* **Input material**:
══════════════════════════════
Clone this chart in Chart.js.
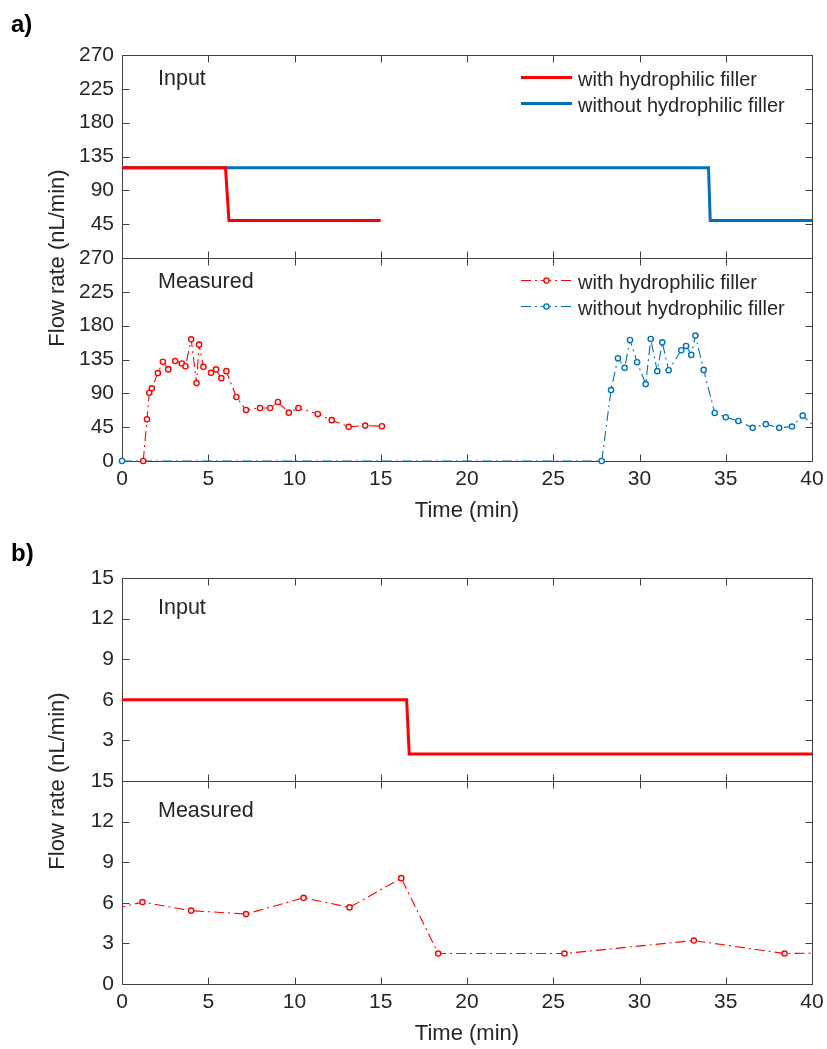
<!DOCTYPE html>
<html>
<head>
<meta charset="utf-8">
<title>Flow rate</title>
<script src="https://cdn.jsdelivr.net/npm/chart.js@4.4.1/dist/chart.umd.min.js"></script>
<style>
  html, body { margin: 0; padding: 0; background: #fff; width: 827px; height: 1049px; overflow: hidden; }
  .panel { position: absolute; left: 0; }
</style>
</head>
<body>
<div class="panel" style="top:0"><canvas id="chartA" width="827" height="531"></canvas></div>
<div class="panel" style="top:525px"><canvas id="chartB" width="827" height="529"></canvas></div>
<script>
// ---- a) input flow rates (nL/min) vs time (min)
const aInWithT    = [0, 6.0, 6.2, 15];
const aInWithQ    = [120, 120, 50, 50];
const aInWithoutT = [0, 34.0, 34.1, 40];
const aInWithoutQ = [120, 120, 50, 50];

// ---- a) measured flow rates
const aMeasWithT = [1.23, 1.45, 1.58, 1.73, 2.08, 2.37, 2.68, 3.08, 3.47, 3.68, 4.01, 4.32, 4.47, 4.72, 5.16,
                    5.45, 5.76, 6.05, 6.63, 7.19, 8.0, 8.59, 9.04, 9.67, 10.23, 11.35, 12.16, 13.14, 14.1, 15.07];
const aMeasWithQ = [0, 55.6, 90.8, 96.6, 117, 132, 121.8, 133, 129.7, 126, 161.9, 103.6, 154.8, 125.2, 117.3,
                    121.8, 110.2, 119.5, 85.1, 67.9, 70.5, 70.5, 78.5, 64.3, 70.5, 62.6, 54.3, 45.4, 47.1, 46.3];
const aMeasWithoutT = [0, 27.81, 28.35, 28.75, 29.14, 29.45, 29.86, 30.36, 30.65, 31.03, 31.32, 31.69, 32.42,
                       32.70, 33.00, 33.24, 33.72, 34.36, 35.00, 35.73, 36.56, 37.32, 38.10, 38.84, 39.46, 40.2];
const aMeasWithoutQ = [0, 0, 94.4, 136.7, 123.9, 161, 131.4, 102.3, 162.3, 119.5, 157.9, 120.8, 147.3,
                       153, 141.1, 166.8, 121.2, 63.9, 58.2, 53.3, 44.1, 49, 44.1, 45.8, 60.3, 45];

// ---- b) input and measured flow rates
const bInT   = [0, 16.5, 16.65, 40];
const bInQ   = [6, 6, 2, 2];
const bMeasT = [-1.5, 1.19, 4.01, 7.19, 10.53, 13.19, 16.19, 18.33, 25.65, 33.15, 38.41, 41.5];
const bMeasQ = [5.24, 6.05, 5.42, 5.17, 6.37, 5.66, 7.82, 2.25, 2.25, 3.21, 2.25, 2.31];

// ---- axis ticks
const timeTicks = [0, 5, 10, 15, 20, 25, 30, 35, 40];
const aFlowTicks = [0, 45, 90, 135, 180, 225, 270];
const bFlowTicks = [0, 3, 6, 9, 12, 15];

const labelWith = 'with hydrophilic filler';
const labelWithout = 'without hydrophilic filler';

const RED = '#ff0000';
const BLUE = '#0072bd';
const INK = '#262626';
const FONT = "'Liberation Sans', Arial, Helvetica, sans-serif";

Chart.defaults.font.family = FONT;
Chart.defaults.color = INK;

const xy = (ts, qs) => ts.map((t, i) => ({ x: t, y: qs[i] }));

function inputSet(label, ts, qs, color) {
  return {
    label, data: xy(ts, qs), yAxisID: 'yIn',
    borderColor: color, borderWidth: 3, pointRadius: 0, tension: 0, fill: false,
    clip: { left: 2, right: 0, top: 0, bottom: 2 }
  };
}
function measuredSet(label, ts, qs, color, clip) {
  return {
    label, data: xy(ts, qs), yAxisID: 'yMeas',
    borderColor: color, borderWidth: 1.1, borderDash: [10, 4, 2, 4],
    pointRadius: 2.6, pointBorderWidth: 1.4, pointBorderColor: color, pointBackgroundColor: '#ffffff',
    pointHoverRadius: 2.6, tension: 0, fill: false, clip
  };
}

// Boxed sub-panels with inward ticks, panel captions, in-axes legends and the shared y title
const framePlugin = {
  id: 'frame',
  beforeDatasetsDraw(chart, args, opts) {
    const ctx = chart.ctx, ca = chart.chartArea, xs = chart.scales.x;
    const TL = 7;
    ctx.save();
    ctx.strokeStyle = '#404040';
    ctx.lineWidth = 1;
    ctx.setLineDash([]);
    for (const id of ['yIn', 'yMeas']) {
      const ys = chart.scales[id];
      const top = Math.round(ys.top) + 0.5, bot = Math.round(ys.bottom) + 0.5;
      const L = Math.round(ca.left) + 0.5, R = Math.round(ca.right) + 0.5;
      ctx.strokeRect(L, top, R - L, bot - top);
      ctx.beginPath();
      xs.ticks.forEach(t => {
        const px = Math.round(xs.getPixelForValue(t.value)) + 0.5;
        ctx.moveTo(px, top); ctx.lineTo(px, top + TL);
        ctx.moveTo(px, bot); ctx.lineTo(px, bot - TL);
      });
      ys.ticks.forEach(t => {
        const py = Math.round(ys.getPixelForValue(t.value)) + 0.5;
        ctx.moveTo(L, py); ctx.lineTo(L + TL, py);
        ctx.moveTo(R, py); ctx.lineTo(R - TL, py);
      });
      ctx.stroke();
    }
    ctx.restore();
  },
  afterDraw(chart, args, opts) {
    const ctx = chart.ctx, ca = chart.chartArea;
    const yIn = chart.scales.yIn, yMeas = chart.scales.yMeas;
    ctx.save();
    ctx.fillStyle = INK;

    // panel captions
    ctx.font = `21.5px ${FONT}`;
    ctx.textAlign = 'left';
    ctx.textBaseline = 'alphabetic';
    ctx.fillText('Input', ca.left + 36, yIn.top + opts.captionBaseline);
    ctx.fillText('Measured', ca.left + 36, yMeas.top + opts.captionBaseline);

    // legends
    if (opts.legend) {
      for (const id of ['yIn', 'yMeas']) {
        const ys = chart.scales[id];
        const sets = chart.data.datasets.filter(d => d.yAxisID === id);
        sets.forEach((ds, i) => {
          const ly = ys.top + 22.5 + i * 26;
          ctx.strokeStyle = ds.borderColor;
          ctx.lineWidth = ds.borderWidth;
          ctx.setLineDash(ds.borderDash || []);
          ctx.beginPath();
          ctx.moveTo(521, ly); ctx.lineTo(572, ly);
          ctx.stroke();
          ctx.setLineDash([]);
          if (ds.pointRadius > 0) {
            ctx.beginPath();
            ctx.arc(546.5, ly, ds.pointRadius, 0, Math.PI * 2);
            ctx.fillStyle = ds.pointBackgroundColor;
            ctx.fill();
            ctx.lineWidth = ds.pointBorderWidth;
            ctx.strokeStyle = ds.pointBorderColor;
            ctx.stroke();
          }
          ctx.fillStyle = INK;
          ctx.font = `20px ${FONT}`;
          ctx.textBaseline = 'alphabetic';
          ctx.fillText(ds.label, 578, ly + 8);
        });
      }
    }

    // shared y-axis title
    ctx.font = `22px ${FONT}`;
    ctx.textAlign = 'center';
    ctx.textBaseline = 'middle';
    ctx.translate(58, yIn.bottom);
    ctx.rotate(-Math.PI / 2);
    ctx.fillText('Flow rate (nL/min)', 0, 0);
    ctx.setTransform(1, 0, 0, 1, 0, 0);

    // figure letter
    ctx.font = `bold 24px ${FONT}`;
    ctx.textAlign = 'left';
    ctx.textBaseline = 'alphabetic';
    ctx.fillStyle = '#000';
    ctx.fillText(opts.letter, 11, opts.letterBaseline);
    ctx.restore();
  }
};

function makeChart(canvasId, cfg) {
  const tickFont = { size: 21 };
  const yCommon = (ticks, hideZero) => ({
    type: 'linear', position: 'left', stack: 'flow', stackWeight: 1,
    min: ticks[0], max: ticks[ticks.length - 1],
    afterFit(s) { s.width = 122; },
    afterBuildTicks(s) { s.ticks = ticks.map(v => ({ value: v })); },
    grid: { display: false, drawTicks: false },
    border: { display: false },
    ticks: {
      padding: 8, font: tickFont, color: INK, autoSkip: false,
      callback: v => (hideZero && v === 0) ? '' : String(v)
    }
  });
  return new Chart(document.getElementById(canvasId), {
    type: 'line',
    data: { datasets: cfg.datasets },
    options: {
      responsive: false, animation: false, devicePixelRatio: 1,
      events: [],
      layout: { padding: { left: 0, right: 15, top: cfg.padTop, bottom: 0 } },
      plugins: {
        legend: { display: false },
        tooltip: { enabled: false },
        frame: { letter: cfg.letter, letterBaseline: cfg.letterBaseline, captionBaseline: cfg.captionBaseline, legend: cfg.legend }
      },
      scales: {
        x: {
          type: 'linear', min: 0, max: 40,
          afterFit(s) { s.height = 70; s.paddingLeft = 0; s.paddingRight = 0; },
          afterBuildTicks(s) { s.ticks = timeTicks.map(v => ({ value: v })); },
          grid: { display: false, drawTicks: false },
          border: { display: false },
          ticks: { padding: 6, font: tickFont, color: INK, maxRotation: 0, autoSkip: false },
          title: { display: true, text: 'Time (min)', font: { size: 22 }, color: INK, padding: { top: 0, bottom: 7 } }
        },
        // the stack lays out the last-listed left axis at the top
        yMeas: yCommon(cfg.flowTicks, false),
        yIn: yCommon(cfg.flowTicks, true)
      }
    },
    plugins: [framePlugin]
  });
}

makeChart('chartA', {
  padTop: 55, letter: 'a)', letterBaseline: 32, captionBaseline: 29.5, legend: true,
  flowTicks: aFlowTicks,
  datasets: [
    inputSet(labelWith, aInWithT, aInWithQ, RED),
    inputSet(labelWithout, aInWithoutT, aInWithoutQ, BLUE),
    measuredSet(labelWith, aMeasWithT, aMeasWithQ, RED, { left: 6, right: 6, top: 0, bottom: 6 }),
    measuredSet(labelWithout, aMeasWithoutT, aMeasWithoutQ, BLUE, { left: 6, right: 0, top: 0, bottom: 6 })
  ]
});

makeChart('chartB', {
  padTop: 53, letter: 'b)', letterBaseline: 35.5, captionBaseline: 35.5, legend: false,
  flowTicks: bFlowTicks,
  datasets: [
    inputSet(labelWith, bInT, bInQ, RED),
    measuredSet(labelWith, bMeasT, bMeasQ, RED, { left: 0, right: 0, top: 0, bottom: 0 })
  ]
});
</script>
</body>
</html>
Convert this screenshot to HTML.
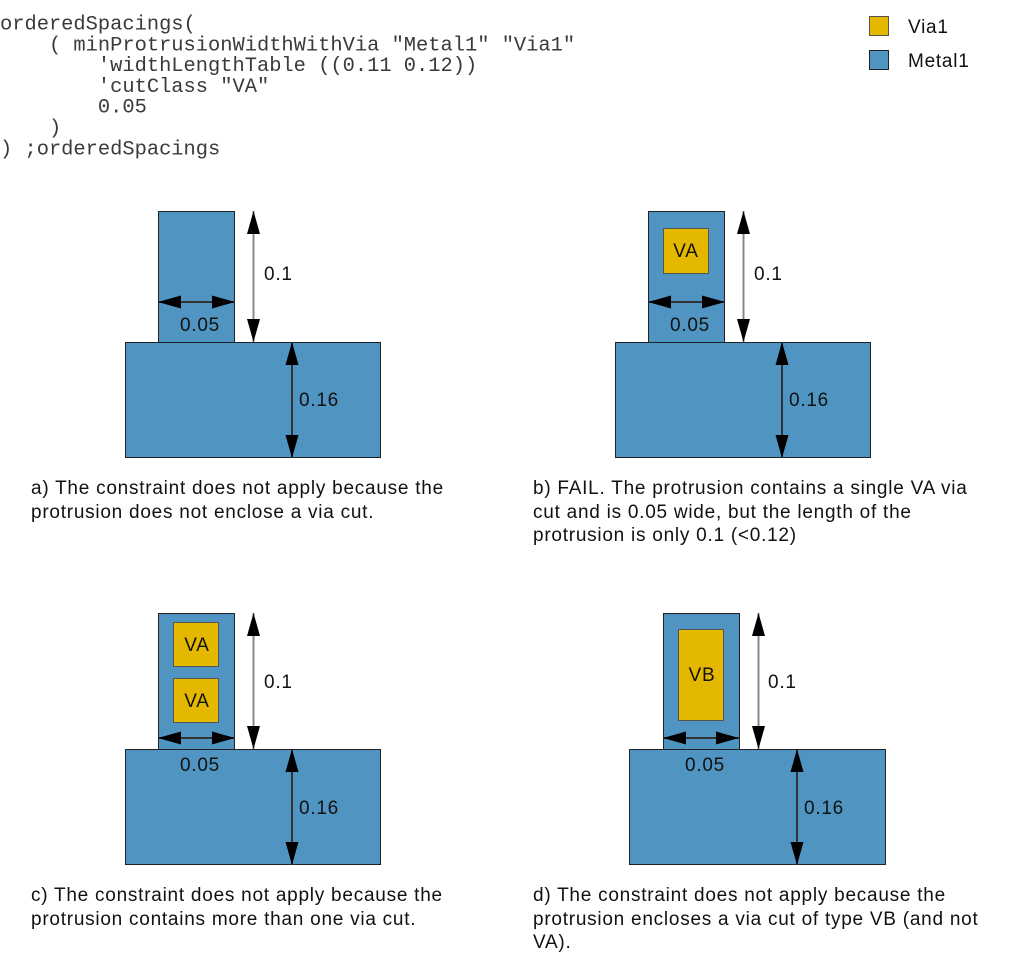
<!DOCTYPE html>
<html>
<head>
<meta charset="utf-8">
<style>
html,body{margin:0;padding:0;background:#fff;}
body{width:1013px;height:977px;overflow:hidden;position:relative;}
svg{position:absolute;left:0;top:0;}
.code{font-family:"Liberation Mono","Courier New",monospace;font-size:20.4px;fill:#3a3a3a;white-space:pre;}
.lbl{font-family:"Liberation Sans",Arial,sans-serif;font-size:19px;letter-spacing:0.75px;fill:#111;}
.cap{font-family:"Liberation Sans",Arial,sans-serif;font-size:19px;letter-spacing:0.75px;fill:#111;}
.metal{fill:#5095c2;stroke:#222;stroke-width:1;}
.via{fill:#e5b800;stroke:#555;stroke-width:1;}
</style>
</head>
<body>
<svg width="1013" height="977" viewBox="0 0 1013 977" xmlns="http://www.w3.org/2000/svg">
<defs>
<marker id="ah" markerWidth="23" markerHeight="13" refX="23" refY="6.5" orient="auto" markerUnits="userSpaceOnUse">
<path d="M0,0 L23,6.5 L0,13 Z" fill="#000"/>
</marker>
<marker id="at" markerWidth="23" markerHeight="13" refX="0" refY="6.5" orient="auto" markerUnits="userSpaceOnUse">
<path d="M23,0 L0,6.5 L23,13 Z" fill="#000"/>
</marker>
</defs>

<!-- code -->
<text class="code" x="0" y="29.5" xml:space="preserve">orderedSpacings(</text>
<text class="code" x="0" y="50.3" xml:space="preserve">    ( minProtrusionWidthWithVia "Metal1" "Via1"</text>
<text class="code" x="0" y="71.1" xml:space="preserve">        'widthLengthTable ((0.11 0.12))</text>
<text class="code" x="0" y="91.9" xml:space="preserve">        'cutClass "VA"</text>
<text class="code" x="0" y="112.7" xml:space="preserve">        0.05</text>
<text class="code" x="0" y="133.5" xml:space="preserve">    )</text>
<text class="code" x="0" y="154.3" xml:space="preserve">) ;orderedSpacings</text>

<!-- legend -->
<rect x="869.5" y="16.5" width="19" height="19" class="via" stroke="#333"/>
<rect x="869.5" y="50.5" width="19" height="19" class="metal"/>
<text class="lbl" x="908" y="33">Via1</text>
<text class="lbl" x="908" y="67">Metal1</text>

<!-- Panel a -->
<rect x="158.5" y="211.5" width="76" height="131" class="metal"/>
<rect x="125.5" y="342.5" width="255" height="115" class="metal"/>
<line x1="253.5" y1="211" x2="253.5" y2="342" stroke="#888" stroke-width="2" marker-start="url(#at)" marker-end="url(#ah)"/>
<line x1="158" y1="302" x2="235" y2="302" stroke="#333" stroke-width="2" marker-start="url(#at)" marker-end="url(#ah)"/>
<line x1="292" y1="342" x2="292" y2="458" stroke="#333" stroke-width="2" marker-start="url(#at)" marker-end="url(#ah)"/>
<text class="lbl" x="264" y="280">0.1</text>
<text class="lbl" x="180" y="331">0.05</text>
<text class="lbl" x="299" y="406">0.16</text>

<!-- Panel b -->
<rect x="648.5" y="211.5" width="76" height="131" class="metal"/>
<rect x="615.5" y="342.5" width="255" height="115" class="metal"/>
<rect x="663.5" y="228.5" width="45" height="45" class="via"/>
<text class="lbl" x="686" y="257" text-anchor="middle">VA</text>
<line x1="743.5" y1="211" x2="743.5" y2="342" stroke="#888" stroke-width="2" marker-start="url(#at)" marker-end="url(#ah)"/>
<line x1="648" y1="302" x2="725" y2="302" stroke="#333" stroke-width="2" marker-start="url(#at)" marker-end="url(#ah)"/>
<line x1="782" y1="342" x2="782" y2="458" stroke="#333" stroke-width="2" marker-start="url(#at)" marker-end="url(#ah)"/>
<text class="lbl" x="754" y="280">0.1</text>
<text class="lbl" x="670" y="331">0.05</text>
<text class="lbl" x="789" y="406">0.16</text>

<!-- Panel c -->
<rect x="158.5" y="613.5" width="76" height="136" class="metal"/>
<rect x="125.5" y="749.5" width="255" height="115" class="metal"/>
<rect x="173.5" y="622.5" width="45" height="44" class="via"/>
<rect x="173.5" y="678.5" width="45" height="44" class="via"/>
<text class="lbl" x="197" y="651" text-anchor="middle">VA</text>
<text class="lbl" x="197" y="707" text-anchor="middle">VA</text>
<line x1="253.5" y1="613" x2="253.5" y2="749" stroke="#888" stroke-width="2" marker-start="url(#at)" marker-end="url(#ah)"/>
<line x1="158" y1="738" x2="235" y2="738" stroke="#333" stroke-width="2" marker-start="url(#at)" marker-end="url(#ah)"/>
<line x1="292" y1="749" x2="292" y2="865" stroke="#333" stroke-width="2" marker-start="url(#at)" marker-end="url(#ah)"/>
<text class="lbl" x="264" y="688">0.1</text>
<text class="lbl" x="180" y="771">0.05</text>
<text class="lbl" x="299" y="814">0.16</text>

<!-- Panel d -->
<rect x="663.5" y="613.5" width="76" height="136" class="metal"/>
<rect x="629.5" y="749.5" width="256" height="115" class="metal"/>
<rect x="678.5" y="629.5" width="45" height="91" class="via"/>
<text class="lbl" x="702" y="681" text-anchor="middle">VB</text>
<line x1="758.5" y1="613" x2="758.5" y2="749" stroke="#888" stroke-width="2" marker-start="url(#at)" marker-end="url(#ah)"/>
<line x1="663" y1="738" x2="739" y2="738" stroke="#333" stroke-width="2" marker-start="url(#at)" marker-end="url(#ah)"/>
<line x1="797" y1="749" x2="797" y2="865" stroke="#333" stroke-width="2" marker-start="url(#at)" marker-end="url(#ah)"/>
<text class="lbl" x="768" y="688">0.1</text>
<text class="lbl" x="685" y="771">0.05</text>
<text class="lbl" x="804" y="814">0.16</text>

<!-- captions -->
<text class="cap" x="31" y="494">a) The constraint does not apply because the</text>
<text class="cap" x="31" y="518">protrusion does not enclose a via cut.</text>

<text class="cap" x="533" y="494">b) FAIL. The protrusion contains a single VA via</text>
<text class="cap" x="533" y="518">cut and is 0.05 wide, but the length of the</text>
<text class="cap" x="533" y="541">protrusion is only 0.1 (&lt;0.12)</text>

<text class="cap" x="31" y="901">c) The constraint does not apply because the</text>
<text class="cap" x="31" y="925">protrusion contains more than one via cut.</text>

<text class="cap" x="533" y="901">d) The constraint does not apply because the</text>
<text class="cap" x="533" y="925">protrusion encloses a via cut of type VB (and not</text>
<text class="cap" x="533" y="948">VA).</text>
</svg>
</body>
</html>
══════════════════════════════
* **Your objective**:
Can the lines from the start of the records through the line with "const aInWithoutQ = [120, 120, 50, 50];" be given again exactly, with the pictures left out?

* **Task answer**:
Clone this chart in Chart.js.
<!DOCTYPE html>
<html>
<head>
<meta charset="utf-8">
<title>Flow rate</title>
<script src="https://cdn.jsdelivr.net/npm/chart.js@4.4.1/dist/chart.umd.min.js"></script>
<style>
  html, body { margin: 0; padding: 0; background: #fff; width: 827px; height: 1049px; overflow: hidden; }
  .panel { position: absolute; left: 0; }
</style>
</head>
<body>
<div class="panel" style="top:0"><canvas id="chartA" width="827" height="531"></canvas></div>
<div class="panel" style="top:525px"><canvas id="chartB" width="827" height="529"></canvas></div>
<script>
// ---- a) input flow rates (nL/min) vs time (min)
const aInWithT    = [0, 6.0, 6.2, 15];
const aInWithQ    = [120, 120, 50, 50];
const aInWithoutT = [0, 34.0, 34.1, 40];
const aInWithoutQ = [120, 120, 50, 50];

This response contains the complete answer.